The Savings Bank of South Australia first opened on 11 March 1848 with a single employee, John Hector, trading from a room in Adelaide's Gawler Place. The room was provided rent-free by the Glen Osmond Mining Company. On that day it took its first deposit, of £29, from an illiterate Afghan shepherd whose name was recorded as Croppo Sing. Other deposits soon followed. A month later, the fledgling bank made its first loan, of £500, to John Colton. Colton became a successful businessman and later politician, and in 1875 was appointed to the bank's board of trustees. The bank was based on the savings bank movement first advocated by the Scotsman Rev. Henry Duncan. Prior to the advent of the savings bank movement, commercial banks were not interested in taking small deposits from working-class men as the book work involved was more expensive than any potential benefit to the bank. Duncan believed that great benefit to society would result from encouraging the working class to deposit their savings in a bank and teaching the working class the important virtues of thrift.

Penny Bank Department

In 1907 the Savings Bank of South Australia established the Penny Bank Department to take deposits as little as one penny from school children. These school savings account quickly became popular and almost every public and private school in the state was permitted to take deposits from children on behalf of the bank. School banking was instrumental in instilling the savings mentality in children and helped to make the bank the largest in South Australia.

Growth and Development

During the 26-year era of Liberal Premier Sir Thomas Playford, the bank was a key tool of his vision for the SA's rapid economic and industrial development. Playford used both the Savings Bank and the State Bank to finance ETSA and the Housing Trust. The two state owned banks complemented each other. The Savings Bank was for the people to deposit their savings and for others to borrow money for mortgages on fair terms, while the State Bank was used for larger projects. During this period the bank took on many new customers, especially migrants brought out to South Australia under assisted migration schemes.

Merger

SA Labor Premier Don Dunstan first floated the idea of merging the State Bank and the Savings Bank, but the conservative trustees of the bank were strongly opposed to this idea and highly suspicious of the Labor Party. Early in his premiership, Dunstan had got the trustees offside by deceiving them by stating he intended to pass some minor annual leave changes through the Parliament, while actually changing the formation of the board and allowing the Labor Government to appoint the chairman of the Savings Bank and allowing trustees to sit on both boards, this had effect of giving control of the banks to Labor Party and not the trustees who had ably served both of the banks for many decades.

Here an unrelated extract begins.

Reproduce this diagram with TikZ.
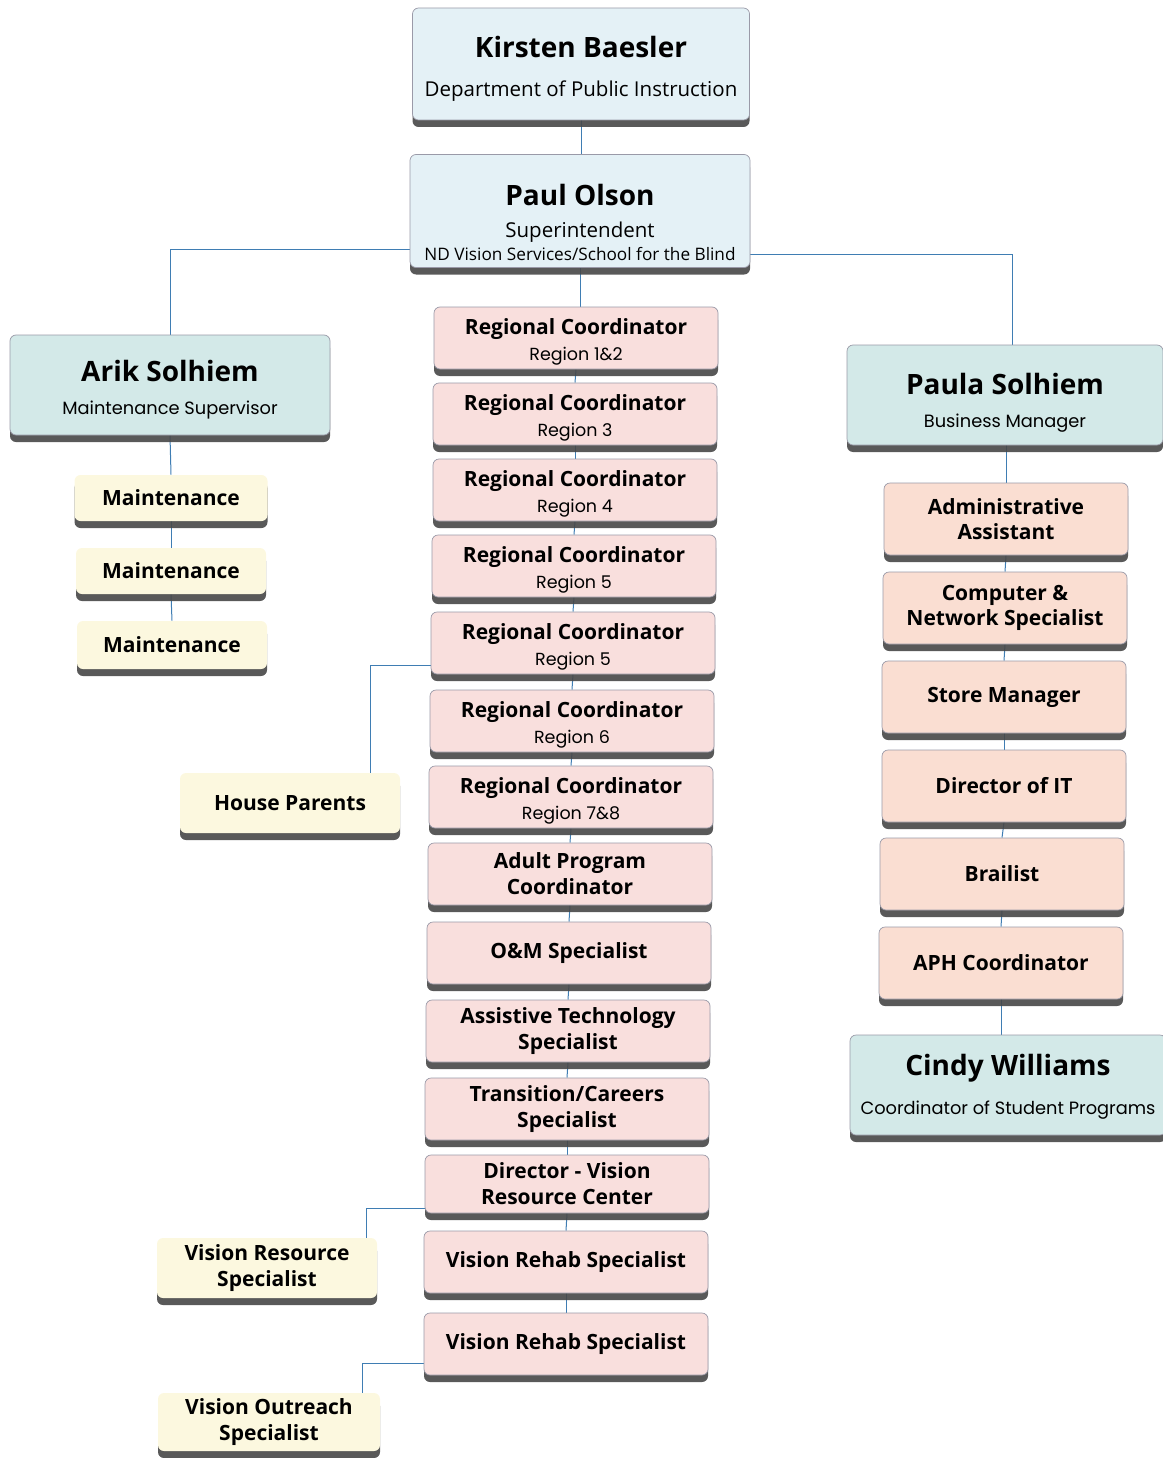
\documentclass[tikz,border=0pt]{standalone}
\usepackage{fontspec}
\setmainfont{Open Sans}
\newfontfamily\geofont{Poppins}
\usetikzlibrary{shadows,backgrounds}

\definecolor{headblue}{HTML}{E4F1F6}
\definecolor{mgrteal}{HTML}{D3E9E8}
\definecolor{rolepink}{HTML}{F9DFDD}
\definecolor{rolepeach}{HTML}{FADED2}
\definecolor{staffcream}{HTML}{FCF8DF}
\definecolor{linkblue}{HTML}{3F7DB3}
\definecolor{edgegray}{HTML}{9A9AA8}

\tikzset{
  orgbox/.style={draw=edgegray, line width=0.7pt, rounded corners=6pt, align=center, inner sep=2pt,
    drop shadow={shadow xshift=0pt, shadow yshift=-7pt, fill=black!72, opacity=0.9}},
  headbox/.style={orgbox, fill=headblue, font=\fontsize{20.5}{36}\selectfont},
  mgrbox/.style={orgbox, fill=mgrteal, font=\fontsize{17.8}{33}\selectfont},
  rolebox/.style={orgbox, fill=rolepink, minimum width=284pt, minimum height=62pt,
    font=\fontsize{21}{26}\selectfont\bfseries},
  sidebox/.style={orgbox, fill=rolepeach, minimum width=244pt, minimum height=72pt,
    font=\fontsize{21}{25.5}\selectfont\bfseries},
  staffbox/.style={orgbox, draw=none, fill=staffcream, font=\fontsize{21}{26}\selectfont\bfseries},
  link/.style={draw=linkblue, line width=1pt}
}

\newcommand{\bigname}[1]{{\fontsize{28}{34}\selectfont\bfseries #1}}
\newcommand{\region}[1]{{\geofont\fontsize{17.5}{24}\selectfont\mdseries #1}}
\newcommand{\lift}[1]{\rule{0pt}{#1}}

\begin{document}
\begin{tikzpicture}[x=1pt, y=-1pt]
    \useasboundingbox (0,0) rectangle (1162,1458);

    % Direction
    \node[headbox, minimum width=337pt, minimum height=112pt] (kirsten) at (581,64) {
        \lift{31pt}\bigname{Kirsten Baesler}\\[3pt]
        Department of Public Instruction
    };
    \node[headbox, minimum width=340pt, minimum height=113pt] (paul) at (580,211) {
        \lift{44pt}\bigname{Paul Olson}\\[-4pt]
        Superintendent\\[-13pt]
        {\fontsize{17.2}{20}\selectfont ND Vision Services/School for the Blind}
    };

    % Managers
    \node[mgrbox, minimum width=320pt, minimum height=100pt] (arik) at (170,385) {
        \lift{30pt}\bigname{Arik Solhiem}\\
        {\geofont Maintenance Supervisor}
    };
    \node[mgrbox, minimum width=316pt, minimum height=100pt] (paula) at (1005,395) {
        \lift{36pt}\bigname{Paula Solhiem}\\
        {\geofont Business Manager}
    };
    \node[mgrbox, minimum width=316pt, minimum height=100pt] (cindy) at (1008,1085) {
        \lift{24pt}\bigname{Cindy Williams}\\[6pt]
        {\geofont Coordinator of Student Programs}
    };

    % Maintenance staff
    \node[staffbox, minimum width=193pt, minimum height=46pt] (maint1) at (171,498) {Maintenance};
    \node[staffbox, minimum width=190pt, minimum height=46pt] (maint2) at (171,571) {Maintenance};
    \node[staffbox, minimum width=190pt, minimum height=48pt] (maint3) at (172,645) {Maintenance};

    % Other staff
    \node[staffbox, minimum width=220pt, minimum height=60pt] (house) at (290,803) {House Parents};
    \node[staffbox, minimum width=220pt, minimum height=60pt] (vresource) at (267,1268) {Vision Resource\\Specialist};
    \node[staffbox, minimum width=222pt, minimum height=58pt] (voutreach) at (269,1422) {Vision Outreach\\Specialist};

    % Central column
    \node[rolebox] (rc1) at (576,338) {\lift{23pt}Regional Coordinator\\\region{Region 1\&2}};
    \node[rolebox] (rc2) at (575,414) {\lift{23pt}Regional Coordinator\\\region{Region 3}};
    \node[rolebox] (rc3) at (575,490) {\lift{23pt}Regional Coordinator\\\region{Region 4}};
    \node[rolebox] (rc4) at (574,566) {\lift{23pt}Regional Coordinator\\\region{Region 5}};
    \node[rolebox] (rc5) at (573,643) {\lift{23pt}Regional Coordinator\\\region{Region 5}};
    \node[rolebox] (rc6) at (572,721) {\lift{23pt}Regional Coordinator\\\region{Region 6}};
    \node[rolebox] (rc7) at (571,797) {\lift{23pt}Regional Coordinator\\\region{Region 7\&8}};
    \node[rolebox] (adult) at (570,874) {Adult Program\\Coordinator};
    \node[rolebox] (om) at (569,953) {O\&M Specialist};
    \node[rolebox] (atech) at (568,1031) {Assistive Technology\\Specialist};
    \node[rolebox] (trans) at (567,1109) {Transition/Careers\\Specialist};
    \node[rolebox, minimum height=58pt] (dvrc) at (567,1184) {Director - Vision\\Resource Center};
    \node[rolebox] (vrehab1) at (566,1262) {Vision Rehab Specialist};
    \node[rolebox] (vrehab2) at (566,1344) {Vision Rehab Specialist};

    % Business column
    \node[sidebox] (admin) at (1006,519) {Administrative\\Assistant};
    \node[sidebox] (network) at (1005,608) {Computer \&\\Network Specialist};
    \node[sidebox] (store) at (1004,697) {Store Manager};
    \node[sidebox] (dirit) at (1004,786) {Director of IT};
    \node[sidebox] (brail) at (1002,874) {Brailist};
    \node[sidebox] (aph) at (1001,963) {APH Coordinator};

    % Connectors
    \begin{scope}[on background layer]
        \draw[link] (kirsten.south) -- (kirsten.south |- paul.north);
        \draw[link] ([yshift=-38pt]paul.west) -| (arik.north);
        \draw[link] ([yshift=-43pt]paul.east) -| ([xshift=7pt]paula.north);
        \draw[link] (paul.south) -- (paul.south |- rc1.north);
        \draw[link] (arik.south) -- (maint1.north);
        \draw[link] (maint1.south) -- (maint2.north);
        \draw[link] (maint2.south) -- (maint3.north);
        \foreach \a/\b in {rc1/rc2, rc2/rc3, rc3/rc4, rc4/rc5, rc5/rc6, rc6/rc7, rc7/adult,
            adult/om, om/atech, atech/trans, trans/dvrc, dvrc/vrehab1, vrehab1/vrehab2}
            \draw[link] (\a.south) -- (\b.north);
        \draw[link] ([yshift=-22pt]rc5.west) -| ([xshift=-30pt]house.north east);
        \draw[link] ([yshift=-24pt]dvrc.west) -| ([xshift=-11pt]vresource.north east);
        \draw[link] ([yshift=-19pt]vrehab2.west) -| ([xshift=-18pt]voutreach.north east);
        \draw[link] (paula.south -| admin.north) -- (admin.north);
        \foreach \a/\b in {admin/network, network/store, store/dirit, dirit/brail, brail/aph}
            \draw[link] (\a.south) -- (\b.north);
        \draw[link] (aph.south) -- (aph.south |- cindy.north);
    \end{scope}
\end{tikzpicture}
\end{document}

Dunstan also had raided both of the banks of their reserve funds to pay for his health, education and arts schemes. After Dunstan had changed the composition of the banks boards they requested the Labor government for a merger, however Labor lost the 1979 election and Liberal Premier David Tonkin would not allow the banks to merge. Under the Labor Premier John Bannon, the two banks were merged. The combined bank 'The State Bank of South Australia' had rapid growth in the boom of the 1980s. However at the end of any boom there is a bust and the State Bank of SA like the State Bank of Victoria was unable to withstand the Keating recession of the early 1990s. The State Bank of SA had failed because it had a 'non-performing' loan portfolio, in other words repayments were not made on money lent.